:: DATASET CONTENT ::
★ ★ ★

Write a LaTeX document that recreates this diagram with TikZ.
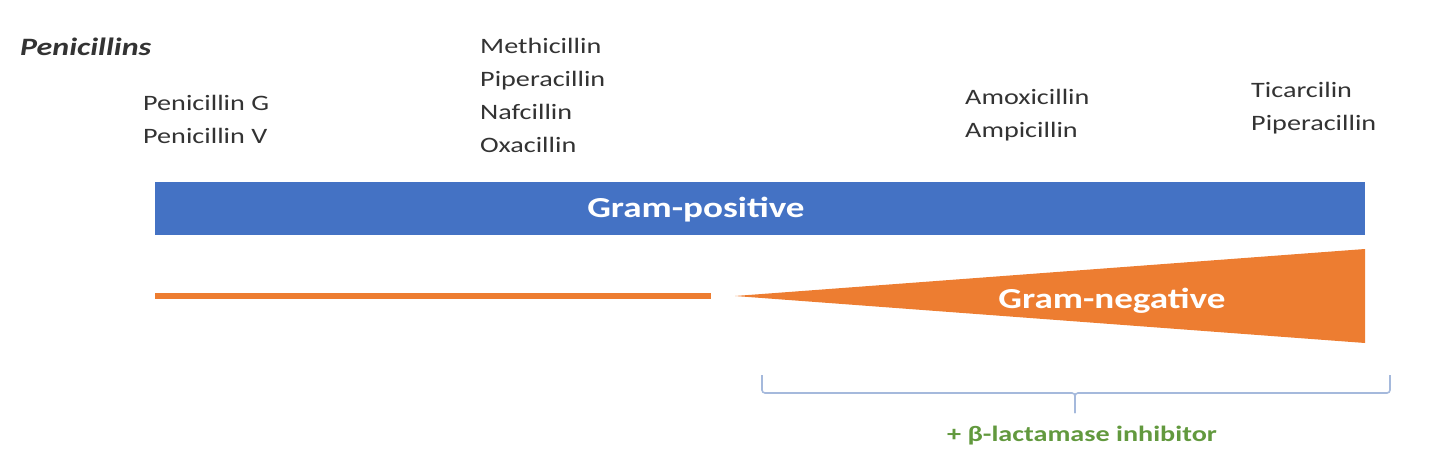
\documentclass[tikz,border=0pt]{standalone}
\usepackage{fontspec}
\setmainfont{Carlito}[FakeStretch=1.28]
\usetikzlibrary{positioning}
\definecolor{gpblue}{HTML}{4472C4}
\definecolor{gnorange}{HTML}{ED7D31}
\definecolor{bracecol}{HTML}{A5B9DC}
\definecolor{inhgreen}{HTML}{62993E}
\definecolor{labgray}{HTML}{333333}

\begin{document}
\begin{tikzpicture}[x=1pt, y=-1pt,
    drug/.style  = {anchor=north west, inner sep=0pt, align=left,
                    text=labgray, font=\fontsize{22}{33}\selectfont},
    band/.style  = {text=white, font=\bfseries\fontsize{29}{34}\selectfont},
    brace/.style = {draw=bracecol, line width=1.6pt, rounded corners=3pt}
                    ]
\useasboundingbox (0,0) rectangle (1440,460);
% title and drug groups
\node (title) [anchor=base west, inner sep=0pt, text=labgray,
               font=\bfseries\itshape\fontsize{25}{30}\selectfont] at (20,56) {Penicillins};
\node (grpG) [drug] at (143,95)  {Penicillin G\\ Penicillin V};
\node (grpM) [drug] at (480,38)  {Methicillin\\ Piperacillin\\ Nafcillin\\ Oxacillin};
\node (grpA) [drug] at (965,89)  {Amoxicillin\\ Ampicillin};
\node (grpT) [drug] at (1251,82) {Ticarcilin\\ Piperacillin};
% Gram-positive bar
\fill[gpblue] (155,182) rectangle (1365,235);
\node (gpos) [band] at (696,210) {Gram-positive};
% Gram-negative line and wedge
\coordinate (ln1) at (155,296);
\coordinate (ln2) at (711,296);
\draw[gnorange, line width=6pt] (ln1) -- (ln2);
\fill[gnorange] (735,296) -- (1365,249) -- (1365,343) -- cycle;
\node (gneg) [band] at (1112,301) {Gram-negative};
% brace
\coordinate (bl) at (762,375);
\coordinate (br) at (1390,375);
\coordinate (bt) at (1075,413);
\draw[brace] (bl) -- (762,393) -- (1075,393) -- (bt);
\draw[brace] (bt) -- (1075,393) -- (1390,393) -- (br);
\node (inhib) [below=10pt of bt, xshift=7pt, text=inhgreen,
               font=\bfseries\fontsize{22}{26}\selectfont] {+ β-lactamase inhibitor};
\end{tikzpicture}
\end{document}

★ ★ ★

:: WHAT YOU SHOULD DO ::
Go through the listing above and write it out again exactly, dropping the pictures.

:: SOLUTION ::
Write a LaTeX document that recreates this diagram with TikZ.
\documentclass[tikz,border=0pt]{standalone}
\usepackage{fontspec}
\setmainfont{Carlito}[FakeStretch=1.28]
\usetikzlibrary{positioning}
\definecolor{gpblue}{HTML}{4472C4}
\definecolor{gnorange}{HTML}{ED7D31}
\definecolor{bracecol}{HTML}{A5B9DC}
\definecolor{inhgreen}{HTML}{62993E}
\definecolor{labgray}{HTML}{333333}

\begin{document}
\begin{tikzpicture}[x=1pt, y=-1pt,
    drug/.style  = {anchor=north west, inner sep=0pt, align=left,
                    text=labgray, font=\fontsize{22}{33}\selectfont},
    band/.style  = {text=white, font=\bfseries\fontsize{29}{34}\selectfont},
    brace/.style = {draw=bracecol, line width=1.6pt, rounded corners=3pt}
                    ]
\useasboundingbox (0,0) rectangle (1440,460);
% title and drug groups
\node (title) [anchor=base west, inner sep=0pt, text=labgray,
               font=\bfseries\itshape\fontsize{25}{30}\selectfont] at (20,56) {Penicillins};
\node (grpG) [drug] at (143,95)  {Penicillin G\\ Penicillin V};
\node (grpM) [drug] at (480,38)  {Methicillin\\ Piperacillin\\ Nafcillin\\ Oxacillin};
\node (grpA) [drug] at (965,89)  {Amoxicillin\\ Ampicillin};
\node (grpT) [drug] at (1251,82) {Ticarcilin\\ Piperacillin};
% Gram-positive bar
\fill[gpblue] (155,182) rectangle (1365,235);
\node (gpos) [band] at (696,210) {Gram-positive};
% Gram-negative line and wedge
\coordinate (ln1) at (155,296);
\coordinate (ln2) at (711,296);
\draw[gnorange, line width=6pt] (ln1) -- (ln2);
\fill[gnorange] (735,296) -- (1365,249) -- (1365,343) -- cycle;
\node (gneg) [band] at (1112,301) {Gram-negative};
% brace
\coordinate (bl) at (762,375);
\coordinate (br) at (1390,375);
\coordinate (bt) at (1075,413);
\draw[brace] (bl) -- (762,393) -- (1075,393) -- (bt);
\draw[brace] (bt) -- (1075,393) -- (1390,393) -- (br);
\node (inhib) [below=10pt of bt, xshift=7pt, text=inhgreen,
               font=\bfseries\fontsize{22}{26}\selectfont] {+ β-lactamase inhibitor};
\end{tikzpicture}
\end{document}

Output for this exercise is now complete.